Though the directive principles and fundamental rights provide the matrix for development of human personality and elimination of discrimination, these conventions add urgency and need for immediate implementation. It is, therefore, imperative for the State to eliminate obstacles, prohibit all gender-based discriminations as mandated by Articles 14 and 15 of the Constitution of India.
Taking into account the factual matrix of the present case the bench relied upon the SC judgment in Secretary, Ministry of Defence vs. Babita Puniya and others where it was opined that,
“The policy decision of the Union Government is a recognition of the right of women officers to equality of opportunity. One facet of that right is the principle of nondiscrimination on the ground of sex which is embodied in Article 15(1) of the Constitution.
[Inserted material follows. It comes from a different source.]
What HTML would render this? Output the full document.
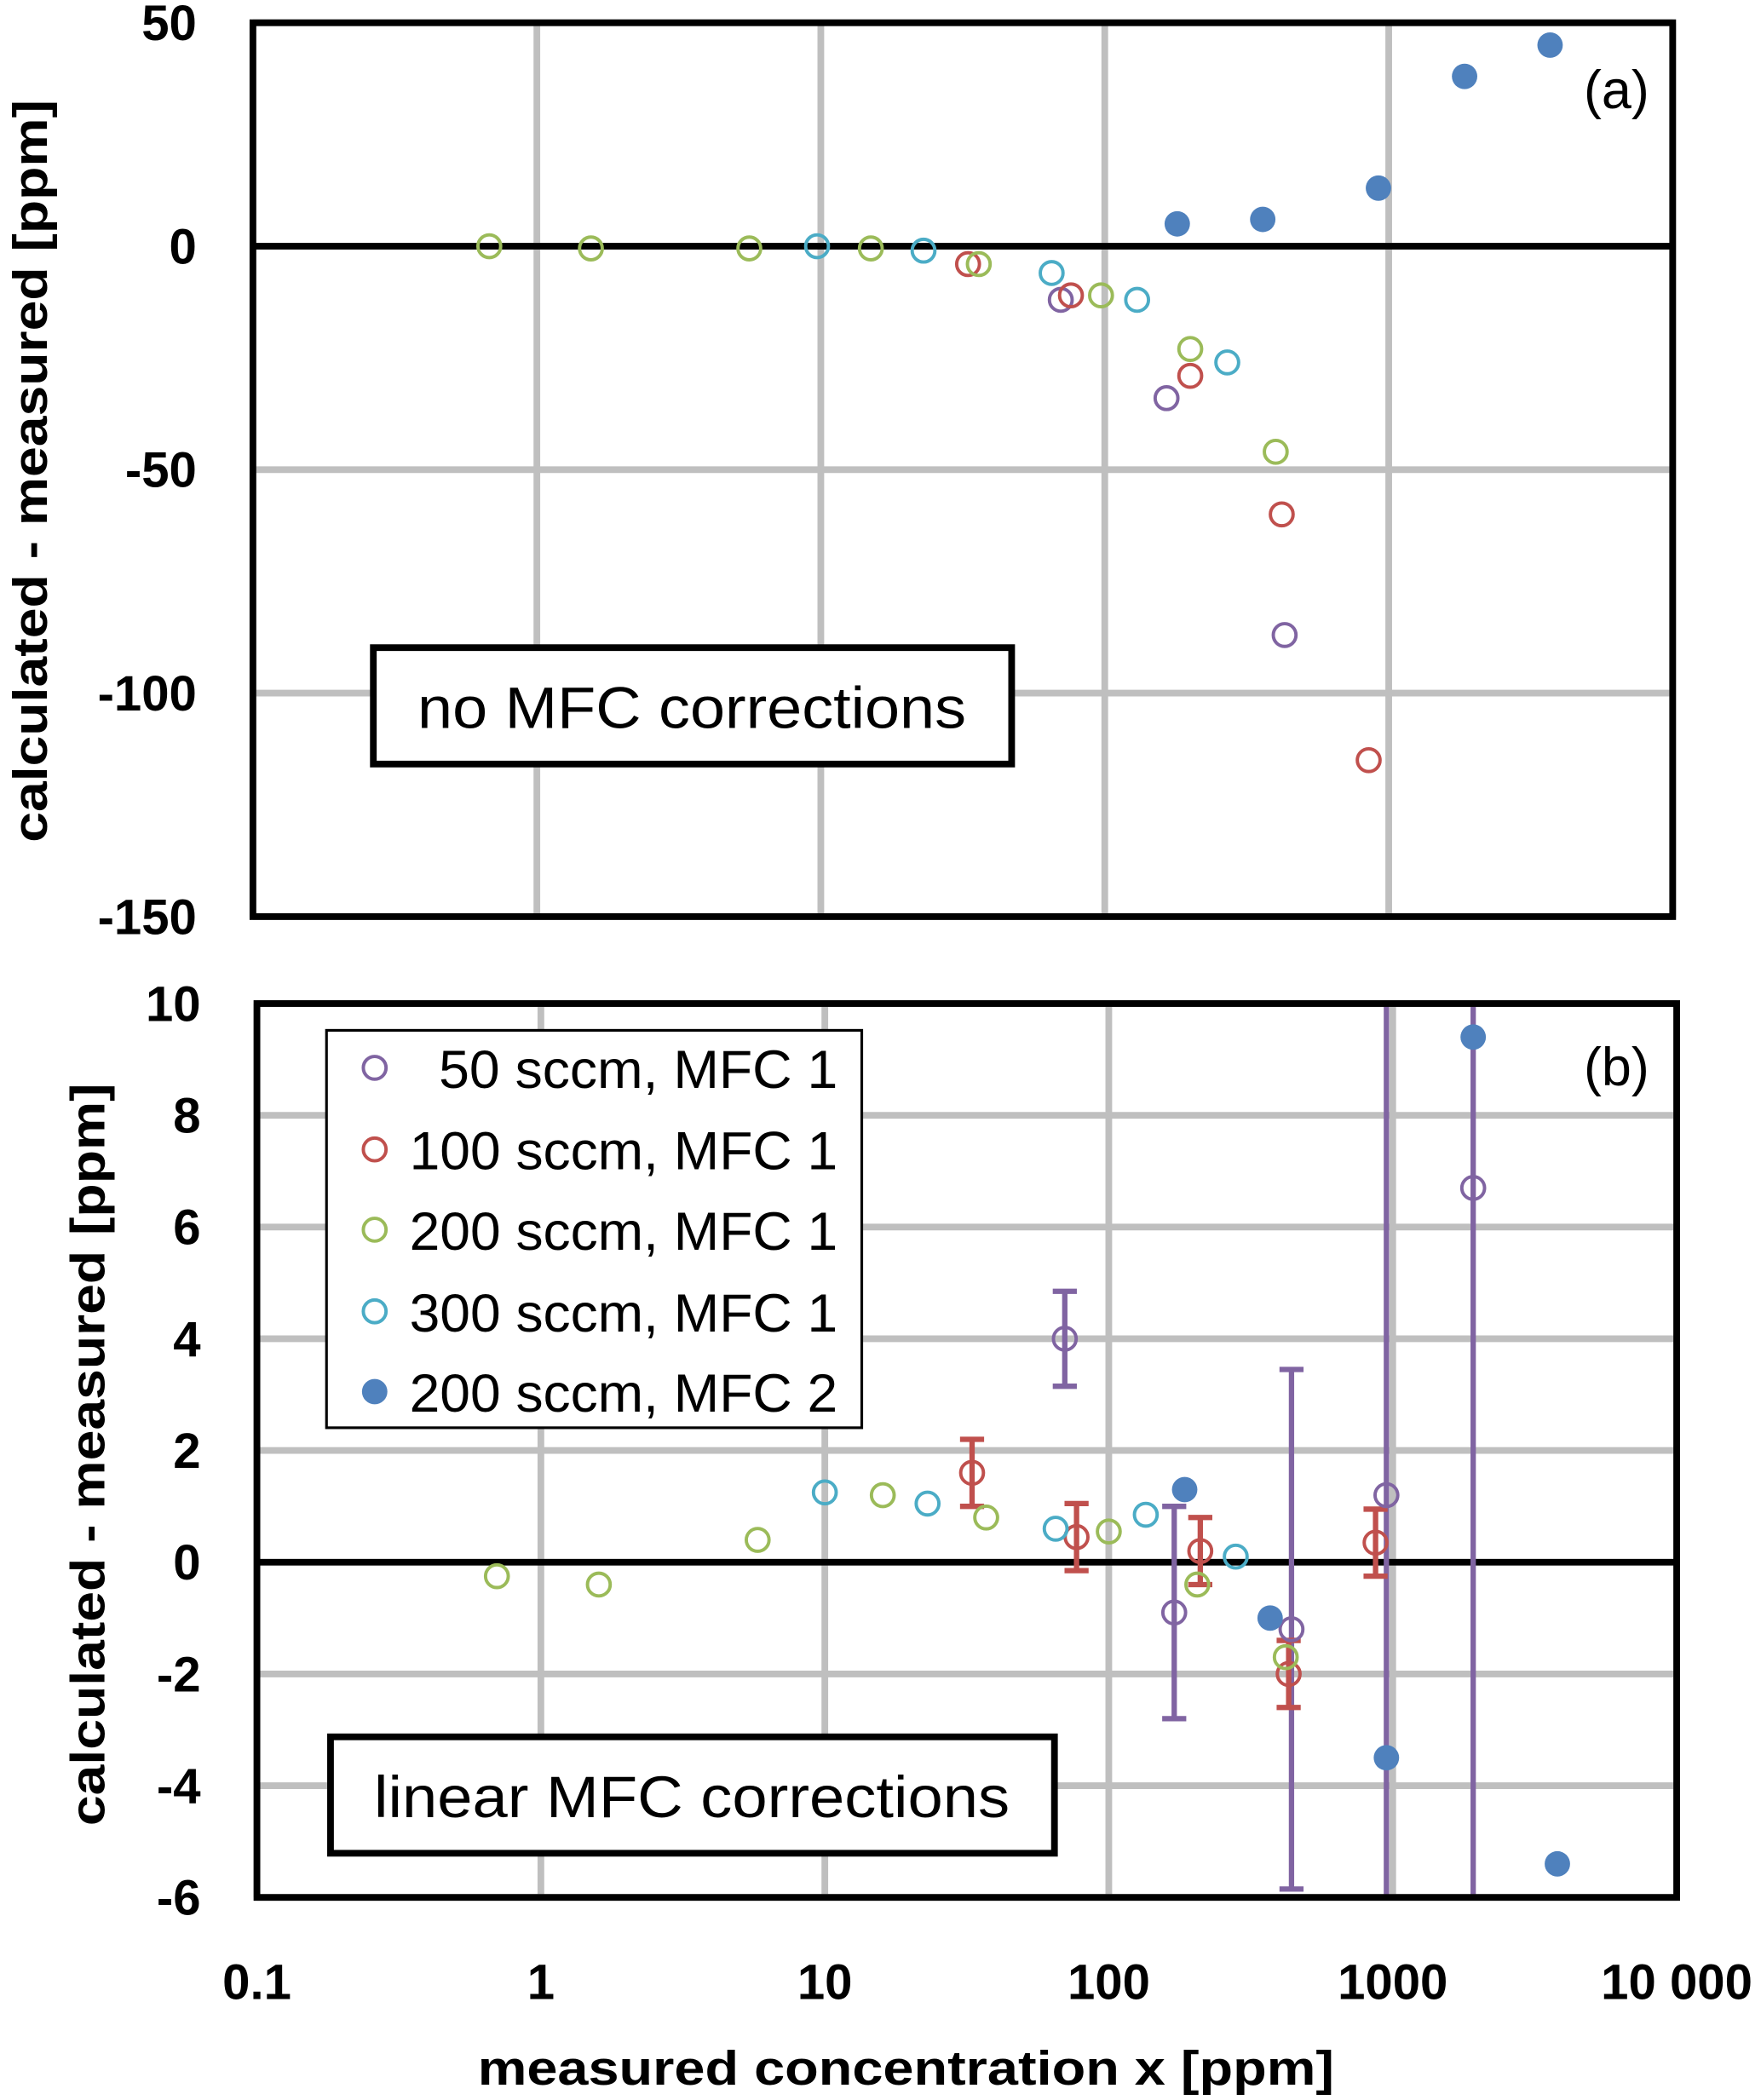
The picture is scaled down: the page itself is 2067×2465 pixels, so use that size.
<!DOCTYPE html>
<html><head><meta charset="utf-8"><style>
html,body{margin:0;padding:0;background:#fff;width:2067px;height:2465px;overflow:hidden;position:relative}
svg{display:block;position:absolute;left:0;top:0}
text{font-family:"Liberation Sans",sans-serif}
</style></head><body>
<svg id="chart" width="2067" height="2465" viewBox="0 0 1316 1569.4" preserveAspectRatio="none" xmlns="http://www.w3.org/2000/svg">
<g id="topPanel"></g>
<g id="botPanel"></g>
</svg>
<script>
// ---- Panel (a) data ----
const aPurpleX=[70,165,430], aPurpleY=[-12,-34,-87];
const aRedX=[33,76,200,420,850], aRedY=[-4,-11,-29,-60,-115];
const aGreenX=[0.68,1.55,5.6,15,36,97,200,400], aGreenY=[0,-0.5,-0.5,-0.5,-4,-11,-23,-46];
const aCyanX=[9.7,23,65,130,270], aCyanY=[0,-1,-6,-12,-26];
const aBlueX=[180,360,920,1850,3700], aBlueY=[5,6,13,38,45];
const aYTicks=[50,0,-50,-100,-150];
// ---- Panel (b) data ----
const bPurpleX=[70,170,440,950,1920], bPurpleY=[4,-0.9,-1.2,1.2,6.7], bPurpleErr=[0.85,1.9,4.65,20,20];
const bRedX=[33,77,210,430,870], bRedY=[1.6,0.45,0.2,-2.0,0.35], bRedErr=[0.6,0.6,0.6,0.6,0.6];
const bGreenX=[0.7,1.6,5.8,16,37,100,205,420], bGreenY=[-0.25,-0.4,0.4,1.2,0.8,0.55,-0.4,-1.7];
const bCyanX=[10,23,65,135,280], bCyanY=[1.25,1.05,0.6,0.85,0.1];
const bBlueX=[185,370,950,1920,3800], bBlueY=[1.3,-1.0,-3.5,9.4,-5.4];
const bYTicks=[10,8,6,4,2,0,-2,-4,-6];
const xTickVals=[0.1,1,10,100,1000,10000];
const xTickLabels=["0.1","1","10","100","1000","10 000"];

const NS="http://www.w3.org/2000/svg";
const C={purple:"#8064A2",red:"#C0504D",green:"#9BBB59",cyan:"#4BACC6",blue:"#4F81BD"};
function mk(p,t,a){const e=document.createElementNS(NS,t);for(const k in a)e.setAttribute(k,a[k]);p.appendChild(e);return e;}

function panel(g,L,R,T,B,ymin,ymax,yticks,series,errs,name){
  const sx=v=>L+(Math.log10(v)+1)/5*(R-L);
  const sy=v=>B-(v-ymin)/(ymax-ymin)*(B-T);
  xTickVals.forEach(v=>{const l=mk(g,'line',{x1:sx(v),x2:sx(v),y1:T,y2:B,stroke:'#bfbfbf','stroke-width':5});
    
    });
  yticks.forEach(v=>{const l=mk(g,'line',{x1:L,x2:R,y1:sy(v),y2:sy(v),stroke:'#bfbfbf','stroke-width':5});
    
    
    const t=mk(g,'text',{x:L-42,y:sy(v)+13,'text-anchor':'end','font-size':37,'font-weight':'bold'});t.textContent=v;
    
    });
  const z=mk(g,'line',{x1:L,x2:R,y1:sy(0),y2:sy(0),stroke:'#000','stroke-width':5});
  
  
  const clip=mk(g,'clipPath',{id:'clip'+name});mk(clip,'rect',{x:L,y:T,width:R-L,height:B-T});
  const pg=mk(g,'g',{'clip-path':'url(#clip'+name+')'});
  errs.forEach(e=>{e.x.forEach((x,i)=>{const cx=sx(x),y1=sy(e.y[i]+e.e[i]),y2=sy(e.y[i]-e.e[i]);
    const l=mk(pg,'line',{x1:cx,x2:cx,y1:y1,y2:y2,stroke:e.c,'stroke-width':4});
    
    
    [y1,y2].forEach(yy=>{const c=mk(pg,'line',{x1:cx-9,x2:cx+9,y1:yy,y2:yy,stroke:e.c,'stroke-width':4});
      
      });});});
  series.forEach(s=>{s.x.forEach((x,i)=>{const c=mk(pg,'circle',{cx:sx(x),cy:sy(s.y[i]),r:s.fill?9.5:8.5,fill:s.fill?s.c:'none',stroke:s.c,'stroke-width':s.fill?0:2.5});
    
    });});
  const f=mk(g,'rect',{x:L,y:T,width:R-L,height:B-T,fill:'none',stroke:'#000','stroke-width':5});
  
  
  return sx;
}
const gTopPanel=document.getElementById('topPanel'), gBotPanel=document.getElementById('botPanel');
panel(gTopPanel,189,1250,17,685,-150,50,aYTicks,[
 {x:aPurpleX,y:aPurpleY,c:C.purple,n:'purple-50sccm'},{x:aRedX,y:aRedY,c:C.red,n:'red-100sccm'},
 {x:aGreenX,y:aGreenY,c:C.green,n:'green-200sccm'},{x:aCyanX,y:aCyanY,c:C.cyan,n:'cyan-300sccm'},
 {x:aBlueX,y:aBlueY,c:C.blue,fill:true,n:'blue-mfc2'}],[],'a');
const sxb=panel(gBotPanel,192,1253,750,1418,-6,10,bYTicks,[
 {x:bPurpleX,y:bPurpleY,c:C.purple,n:'purple-50sccm'},{x:bRedX,y:bRedY,c:C.red,n:'red-100sccm'},
 {x:bGreenX,y:bGreenY,c:C.green,n:'green-200sccm'},{x:bCyanX,y:bCyanY,c:C.cyan,n:'cyan-300sccm'},
 {x:bBlueX,y:bBlueY,c:C.blue,fill:true,n:'blue-mfc2'}],
 [{x:bPurpleX,y:bPurpleY,e:bPurpleErr,c:C.purple},{x:bRedX,y:bRedY,e:bRedErr,c:C.red}],'b');
xTickVals.forEach((v,i)=>{const t=mk(gBotPanel,'text',{x:sxb(v),y:1494,'text-anchor':'middle','font-size':37,'font-weight':'bold'});
  t.textContent=xTickLabels[i];
  
  });
</script>
<svg width="2067" height="2465" viewBox="0 0 1316 1569.4" preserveAspectRatio="none" xmlns="http://www.w3.org/2000/svg">
<text x="1208" y="81" text-anchor="middle" font-size="40">(a)</text>
<text x="1208" y="811" text-anchor="middle" font-size="40">(b)</text>
<g>
<rect x="279" y="484" width="477" height="87" fill="#fff" stroke="#000" stroke-width="5"/>
<text x="517" y="544" text-anchor="middle" font-size="44" textLength="410" lengthAdjust="spacingAndGlyphs">no MFC corrections</text></g>
<g>
<rect x="247" y="1298" width="541" height="87" fill="#fff" stroke="#000" stroke-width="5"/>
<text x="517" y="1358" text-anchor="middle" font-size="44" textLength="475" lengthAdjust="spacingAndGlyphs">linear MFC corrections</text></g>
<g>
<rect x="244" y="770" width="400" height="297" fill="#fff" stroke="#000" stroke-width="2"/>
<g><circle cx="280" cy="798" r="8.5" fill="none" stroke="#8064A2" stroke-width="2.5"/><text x="626" y="813" text-anchor="end" font-size="40" textLength="298" lengthAdjust="spacingAndGlyphs">50 sccm, MFC 1</text></g>
<g><circle cx="280" cy="859" r="8.5" fill="none" stroke="#C0504D" stroke-width="2.5"/><text x="626" y="874" text-anchor="end" font-size="40" textLength="320" lengthAdjust="spacingAndGlyphs">100 sccm, MFC 1</text></g>
<g><circle cx="280" cy="919" r="8.5" fill="none" stroke="#9BBB59" stroke-width="2.5"/><text x="626" y="934" text-anchor="end" font-size="40" textLength="320" lengthAdjust="spacingAndGlyphs">200 sccm, MFC 1</text></g>
<g><circle cx="280" cy="980" r="8.5" fill="none" stroke="#4BACC6" stroke-width="2.5"/><text x="626" y="995" text-anchor="end" font-size="40" textLength="320" lengthAdjust="spacingAndGlyphs">300 sccm, MFC 1</text></g>
<g><circle cx="280" cy="1040" r="9.5" fill="#4F81BD"/><text x="626" y="1055" text-anchor="end" font-size="40" textLength="320" lengthAdjust="spacingAndGlyphs">200 sccm, MFC 2</text></g>
</g>
<text transform="translate(35,352) rotate(-90)" text-anchor="middle" font-size="36" font-weight="bold" textLength="555" lengthAdjust="spacingAndGlyphs">calculated - measured [ppm]</text>
<text transform="translate(78,1087) rotate(-90)" text-anchor="middle" font-size="36" font-weight="bold" textLength="555" lengthAdjust="spacingAndGlyphs">calculated - measured [ppm]</text>
<text x="677" y="1558" text-anchor="middle" font-size="36" font-weight="bold" textLength="640" lengthAdjust="spacingAndGlyphs">measured concentration x [ppm]</text>
</svg>
</body></html>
The second facet of the right is equality of opportunity for all citizens in matters of public employment under Article 16(1).”
The court further observed that,
“In view of catena of judgments referred hereinabove, it can be safely concluded that Clause 2.2 to the extent it deprives married woman from right of consideration for compassionate appointment violates equality clause and cannot be countenanced. By introducing Clause 2.4, the Government partially recognised the right of consideration of married daughter but such consideration was confined to such daughters who have no brothers. Clause 2.2, as noticed, gives option to the living spouse of deceased government servant to nominate son or unmarried daughter. There is no condition imposed while considering a son relating to marital status. Adjective/condition of “unmarried” is affixed for the daughter. This condition is without there being any justification and; therefore, arbitrary and discriminatory in nature.”
Thus the bench was agreement with the conclusion drawn by Indore Bench in Smt. Meenakshi(Supra) and deem it proper to answer the reference as under:
“Clause 2.2 of the policy dated 29.09.2014 is violative of Articles 14, 15, 16 and 39(a) of the Constitution of India to the extent it deprives the married daughter from right of consideration for compassionate appointment. We find no reason to declare Clause 2.4 of the policy as ultra vires. To this extent, we overrule the judgment of Indore Bench in the case of Meenakshi(Supra)”
In view of above, the court found no reason to take a different view than the one taken by learned Single Judge. Accordingly, appeal stood dismissed.
“Accordingly, respondents No.2 & 3/appellants No.2 & 3 are directed to carry out the directions of learned Single Judge passed on 25.11.2020 in W.P. No.15382/2020 (S) by considering the claim of respondent/petitioner for compassionate appointment by passing a speaking order within a period of two months from date of receipt of copy of this order.” –ordered the bench.